(Dataset records)
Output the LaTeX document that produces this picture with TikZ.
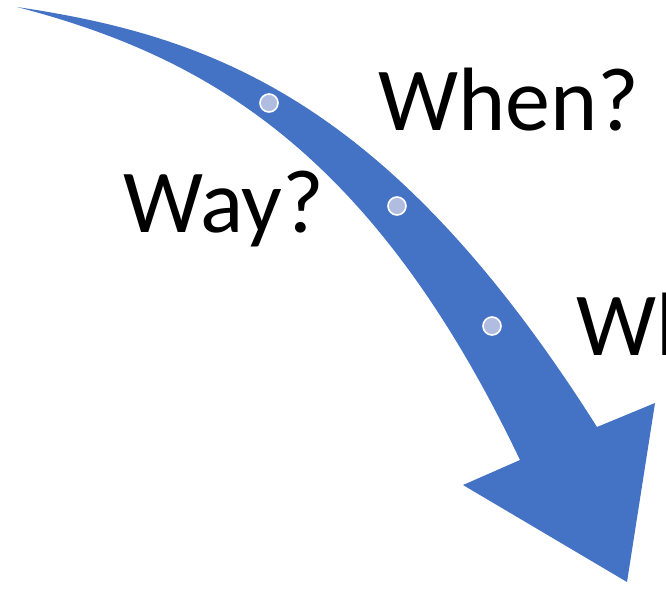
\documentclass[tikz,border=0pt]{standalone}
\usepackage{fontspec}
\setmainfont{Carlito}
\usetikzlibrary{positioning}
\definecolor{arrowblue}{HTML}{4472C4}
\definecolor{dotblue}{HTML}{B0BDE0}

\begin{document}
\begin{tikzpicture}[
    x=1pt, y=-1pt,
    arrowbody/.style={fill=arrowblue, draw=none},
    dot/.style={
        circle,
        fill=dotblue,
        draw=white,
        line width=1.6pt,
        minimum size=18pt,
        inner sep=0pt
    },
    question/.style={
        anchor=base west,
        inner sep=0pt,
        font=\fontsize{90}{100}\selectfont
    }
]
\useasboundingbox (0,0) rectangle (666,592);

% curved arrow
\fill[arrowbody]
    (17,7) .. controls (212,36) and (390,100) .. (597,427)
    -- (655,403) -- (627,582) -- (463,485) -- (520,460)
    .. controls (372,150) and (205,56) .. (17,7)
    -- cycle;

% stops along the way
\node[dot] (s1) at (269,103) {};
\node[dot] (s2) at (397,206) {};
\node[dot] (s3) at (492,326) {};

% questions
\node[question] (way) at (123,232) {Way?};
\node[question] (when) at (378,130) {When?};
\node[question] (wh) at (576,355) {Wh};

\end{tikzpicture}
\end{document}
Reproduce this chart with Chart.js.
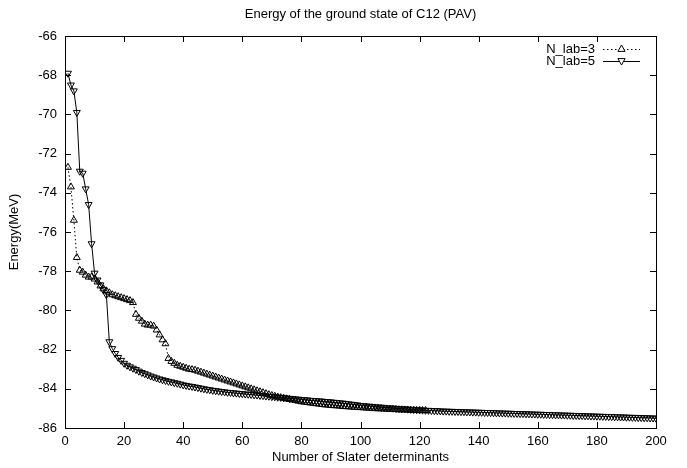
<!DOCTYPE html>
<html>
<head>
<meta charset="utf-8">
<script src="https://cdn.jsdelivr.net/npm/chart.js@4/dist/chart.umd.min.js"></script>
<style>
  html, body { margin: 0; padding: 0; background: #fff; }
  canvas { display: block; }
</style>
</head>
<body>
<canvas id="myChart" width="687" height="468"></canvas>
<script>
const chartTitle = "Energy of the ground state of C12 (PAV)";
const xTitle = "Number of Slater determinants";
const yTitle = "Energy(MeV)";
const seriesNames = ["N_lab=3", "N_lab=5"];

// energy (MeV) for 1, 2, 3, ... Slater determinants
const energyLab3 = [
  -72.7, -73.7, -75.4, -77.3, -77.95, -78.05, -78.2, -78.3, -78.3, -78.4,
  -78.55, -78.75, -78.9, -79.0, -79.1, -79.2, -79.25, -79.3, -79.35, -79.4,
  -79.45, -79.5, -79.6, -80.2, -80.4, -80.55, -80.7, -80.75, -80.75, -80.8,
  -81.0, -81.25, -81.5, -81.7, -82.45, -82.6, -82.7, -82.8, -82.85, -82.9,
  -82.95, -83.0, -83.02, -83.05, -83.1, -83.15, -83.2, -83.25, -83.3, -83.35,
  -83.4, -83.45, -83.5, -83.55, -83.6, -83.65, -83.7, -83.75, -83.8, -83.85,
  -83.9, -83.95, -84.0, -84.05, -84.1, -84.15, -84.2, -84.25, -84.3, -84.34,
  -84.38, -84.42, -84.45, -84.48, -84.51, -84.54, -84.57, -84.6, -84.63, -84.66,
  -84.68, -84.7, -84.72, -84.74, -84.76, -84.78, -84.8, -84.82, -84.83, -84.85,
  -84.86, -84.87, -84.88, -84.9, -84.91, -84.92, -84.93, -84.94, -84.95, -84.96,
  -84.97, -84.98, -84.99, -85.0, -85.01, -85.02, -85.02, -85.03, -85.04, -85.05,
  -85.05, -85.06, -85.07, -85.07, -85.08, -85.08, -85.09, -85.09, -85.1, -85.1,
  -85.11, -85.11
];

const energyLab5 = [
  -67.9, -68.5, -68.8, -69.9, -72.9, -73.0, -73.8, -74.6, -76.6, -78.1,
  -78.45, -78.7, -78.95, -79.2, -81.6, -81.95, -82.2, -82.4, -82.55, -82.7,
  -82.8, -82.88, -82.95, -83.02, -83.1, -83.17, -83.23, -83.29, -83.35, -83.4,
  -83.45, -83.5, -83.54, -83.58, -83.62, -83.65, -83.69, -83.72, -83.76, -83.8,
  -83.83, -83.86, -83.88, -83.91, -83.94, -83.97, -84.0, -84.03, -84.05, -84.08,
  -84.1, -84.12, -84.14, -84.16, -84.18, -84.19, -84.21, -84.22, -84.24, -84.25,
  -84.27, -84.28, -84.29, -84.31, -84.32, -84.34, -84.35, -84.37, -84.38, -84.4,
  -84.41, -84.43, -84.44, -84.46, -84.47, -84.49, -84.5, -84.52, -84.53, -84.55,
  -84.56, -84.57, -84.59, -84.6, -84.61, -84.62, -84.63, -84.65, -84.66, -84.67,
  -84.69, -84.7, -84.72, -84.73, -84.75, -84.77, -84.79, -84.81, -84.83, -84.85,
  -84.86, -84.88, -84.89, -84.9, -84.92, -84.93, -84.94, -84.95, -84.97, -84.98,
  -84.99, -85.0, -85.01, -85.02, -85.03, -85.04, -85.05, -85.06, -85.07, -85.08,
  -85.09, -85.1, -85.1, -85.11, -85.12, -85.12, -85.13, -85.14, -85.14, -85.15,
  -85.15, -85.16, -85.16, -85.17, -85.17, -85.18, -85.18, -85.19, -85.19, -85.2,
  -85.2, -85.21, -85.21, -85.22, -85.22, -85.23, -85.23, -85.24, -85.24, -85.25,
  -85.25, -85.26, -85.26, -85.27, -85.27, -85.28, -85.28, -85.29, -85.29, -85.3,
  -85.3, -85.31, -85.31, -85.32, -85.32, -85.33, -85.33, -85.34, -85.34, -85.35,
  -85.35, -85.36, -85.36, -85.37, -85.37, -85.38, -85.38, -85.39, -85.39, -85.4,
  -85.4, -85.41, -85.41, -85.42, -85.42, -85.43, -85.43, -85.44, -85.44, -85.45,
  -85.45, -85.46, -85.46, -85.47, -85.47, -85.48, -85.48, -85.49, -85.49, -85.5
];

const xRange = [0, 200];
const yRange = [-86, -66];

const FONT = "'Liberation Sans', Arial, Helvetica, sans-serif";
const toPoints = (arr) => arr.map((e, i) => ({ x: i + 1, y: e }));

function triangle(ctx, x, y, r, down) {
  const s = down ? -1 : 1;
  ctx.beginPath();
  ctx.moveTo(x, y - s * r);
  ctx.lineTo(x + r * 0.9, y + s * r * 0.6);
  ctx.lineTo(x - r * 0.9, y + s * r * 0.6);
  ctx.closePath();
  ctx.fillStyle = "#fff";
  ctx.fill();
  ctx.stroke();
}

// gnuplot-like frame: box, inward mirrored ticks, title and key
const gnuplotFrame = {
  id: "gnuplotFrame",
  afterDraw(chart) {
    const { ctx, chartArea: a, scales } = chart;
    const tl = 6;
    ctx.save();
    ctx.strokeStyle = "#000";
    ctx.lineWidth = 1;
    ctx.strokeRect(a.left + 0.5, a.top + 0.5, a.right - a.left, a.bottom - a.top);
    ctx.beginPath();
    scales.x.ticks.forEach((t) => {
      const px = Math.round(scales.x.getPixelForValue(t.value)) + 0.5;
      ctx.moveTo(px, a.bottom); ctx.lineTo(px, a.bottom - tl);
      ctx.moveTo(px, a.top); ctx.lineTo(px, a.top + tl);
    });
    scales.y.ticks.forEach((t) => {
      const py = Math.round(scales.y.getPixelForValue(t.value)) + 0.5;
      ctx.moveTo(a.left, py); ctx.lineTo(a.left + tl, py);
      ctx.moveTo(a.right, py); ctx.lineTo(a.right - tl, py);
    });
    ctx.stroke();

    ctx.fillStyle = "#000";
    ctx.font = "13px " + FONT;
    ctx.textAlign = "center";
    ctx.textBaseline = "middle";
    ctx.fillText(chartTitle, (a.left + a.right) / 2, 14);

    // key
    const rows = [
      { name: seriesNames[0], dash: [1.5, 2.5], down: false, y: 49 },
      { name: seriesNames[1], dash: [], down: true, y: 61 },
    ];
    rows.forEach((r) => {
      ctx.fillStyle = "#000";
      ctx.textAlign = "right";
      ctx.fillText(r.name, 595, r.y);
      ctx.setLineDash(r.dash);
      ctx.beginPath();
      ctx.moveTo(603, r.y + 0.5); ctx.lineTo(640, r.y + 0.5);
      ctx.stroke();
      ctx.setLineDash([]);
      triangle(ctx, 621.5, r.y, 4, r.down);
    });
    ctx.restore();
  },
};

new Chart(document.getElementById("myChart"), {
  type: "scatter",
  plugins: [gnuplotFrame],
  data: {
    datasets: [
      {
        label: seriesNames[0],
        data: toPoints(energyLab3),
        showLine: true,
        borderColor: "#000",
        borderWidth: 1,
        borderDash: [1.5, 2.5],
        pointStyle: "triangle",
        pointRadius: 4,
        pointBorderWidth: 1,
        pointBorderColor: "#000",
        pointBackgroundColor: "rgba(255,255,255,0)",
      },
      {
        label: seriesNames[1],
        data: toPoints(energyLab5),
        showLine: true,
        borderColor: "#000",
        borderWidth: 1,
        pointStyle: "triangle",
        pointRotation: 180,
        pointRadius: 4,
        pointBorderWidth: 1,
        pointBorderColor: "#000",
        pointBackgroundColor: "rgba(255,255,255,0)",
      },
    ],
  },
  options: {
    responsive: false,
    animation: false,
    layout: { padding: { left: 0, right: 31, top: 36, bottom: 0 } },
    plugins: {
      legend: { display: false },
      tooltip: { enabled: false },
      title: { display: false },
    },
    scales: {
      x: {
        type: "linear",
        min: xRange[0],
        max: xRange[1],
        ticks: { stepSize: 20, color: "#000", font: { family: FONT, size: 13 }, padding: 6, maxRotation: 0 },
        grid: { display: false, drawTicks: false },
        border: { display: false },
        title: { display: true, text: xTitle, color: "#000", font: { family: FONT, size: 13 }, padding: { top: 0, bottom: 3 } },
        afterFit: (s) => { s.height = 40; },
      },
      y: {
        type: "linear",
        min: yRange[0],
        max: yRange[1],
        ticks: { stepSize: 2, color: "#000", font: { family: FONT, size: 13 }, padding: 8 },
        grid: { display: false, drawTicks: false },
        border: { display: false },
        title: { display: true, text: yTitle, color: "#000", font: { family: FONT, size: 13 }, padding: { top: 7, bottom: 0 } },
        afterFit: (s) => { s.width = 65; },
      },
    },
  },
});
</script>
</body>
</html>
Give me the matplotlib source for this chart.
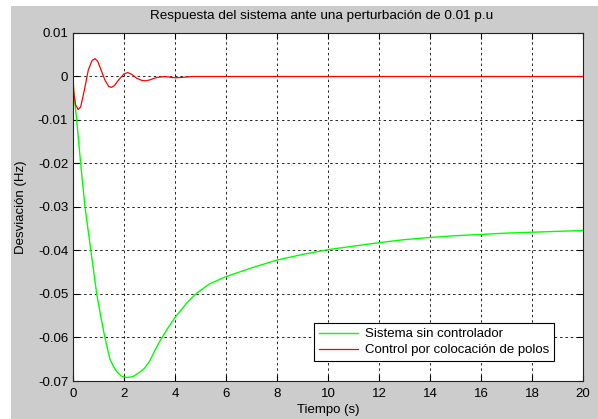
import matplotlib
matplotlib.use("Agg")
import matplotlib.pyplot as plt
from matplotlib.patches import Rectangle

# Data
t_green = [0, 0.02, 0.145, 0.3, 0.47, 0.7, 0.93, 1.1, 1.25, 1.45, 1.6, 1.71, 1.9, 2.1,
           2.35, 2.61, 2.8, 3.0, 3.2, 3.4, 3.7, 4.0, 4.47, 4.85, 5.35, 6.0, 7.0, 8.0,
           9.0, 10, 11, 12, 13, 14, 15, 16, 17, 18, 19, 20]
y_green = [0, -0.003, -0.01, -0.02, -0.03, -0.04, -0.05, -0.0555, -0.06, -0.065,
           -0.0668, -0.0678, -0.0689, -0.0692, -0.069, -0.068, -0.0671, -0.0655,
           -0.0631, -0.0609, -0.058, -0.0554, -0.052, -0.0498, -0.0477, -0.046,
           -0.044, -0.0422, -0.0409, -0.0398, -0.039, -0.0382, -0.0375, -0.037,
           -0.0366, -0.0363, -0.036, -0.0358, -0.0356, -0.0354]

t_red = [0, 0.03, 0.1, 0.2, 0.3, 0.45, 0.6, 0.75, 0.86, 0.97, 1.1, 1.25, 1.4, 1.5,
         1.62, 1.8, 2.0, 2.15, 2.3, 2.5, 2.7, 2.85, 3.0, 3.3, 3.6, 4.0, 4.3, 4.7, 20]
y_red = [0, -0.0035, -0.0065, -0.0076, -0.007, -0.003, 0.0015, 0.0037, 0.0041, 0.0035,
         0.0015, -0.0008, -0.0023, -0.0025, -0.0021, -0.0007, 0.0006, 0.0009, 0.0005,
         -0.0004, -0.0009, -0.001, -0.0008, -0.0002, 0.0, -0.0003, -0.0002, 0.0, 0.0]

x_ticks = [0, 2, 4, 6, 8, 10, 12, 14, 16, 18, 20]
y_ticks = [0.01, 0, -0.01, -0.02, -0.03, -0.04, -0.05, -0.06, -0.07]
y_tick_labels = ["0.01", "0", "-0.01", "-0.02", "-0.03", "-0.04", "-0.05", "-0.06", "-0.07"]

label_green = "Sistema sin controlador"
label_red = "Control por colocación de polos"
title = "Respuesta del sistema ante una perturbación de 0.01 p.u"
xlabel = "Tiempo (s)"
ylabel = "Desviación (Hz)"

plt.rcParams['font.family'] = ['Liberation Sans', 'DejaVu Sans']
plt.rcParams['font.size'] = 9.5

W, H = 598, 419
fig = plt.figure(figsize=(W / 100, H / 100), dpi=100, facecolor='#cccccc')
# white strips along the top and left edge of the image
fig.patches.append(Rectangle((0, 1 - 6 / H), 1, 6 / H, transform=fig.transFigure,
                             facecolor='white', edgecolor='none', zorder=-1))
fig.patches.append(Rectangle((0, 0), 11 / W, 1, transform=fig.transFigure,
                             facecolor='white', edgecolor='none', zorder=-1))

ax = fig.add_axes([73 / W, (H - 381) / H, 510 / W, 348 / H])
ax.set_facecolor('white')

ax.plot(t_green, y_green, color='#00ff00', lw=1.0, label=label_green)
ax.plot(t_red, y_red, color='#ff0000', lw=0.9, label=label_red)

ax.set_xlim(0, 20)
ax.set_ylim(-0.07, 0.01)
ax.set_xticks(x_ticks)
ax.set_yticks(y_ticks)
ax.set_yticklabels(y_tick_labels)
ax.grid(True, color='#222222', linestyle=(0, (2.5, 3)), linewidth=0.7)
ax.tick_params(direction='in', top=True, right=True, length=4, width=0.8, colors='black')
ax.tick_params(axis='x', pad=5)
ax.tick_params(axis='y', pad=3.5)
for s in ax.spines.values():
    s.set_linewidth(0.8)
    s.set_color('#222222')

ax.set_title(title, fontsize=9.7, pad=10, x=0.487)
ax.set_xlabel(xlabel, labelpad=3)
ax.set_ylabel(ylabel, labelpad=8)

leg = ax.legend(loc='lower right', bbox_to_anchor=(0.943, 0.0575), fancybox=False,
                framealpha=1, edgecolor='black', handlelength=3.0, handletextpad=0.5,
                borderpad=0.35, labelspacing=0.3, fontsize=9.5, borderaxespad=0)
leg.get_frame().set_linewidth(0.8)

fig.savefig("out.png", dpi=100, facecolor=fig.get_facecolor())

(Exercise requirements) Reply with nothing but the number of lines in the data above that contain "this".

(Task answer) 3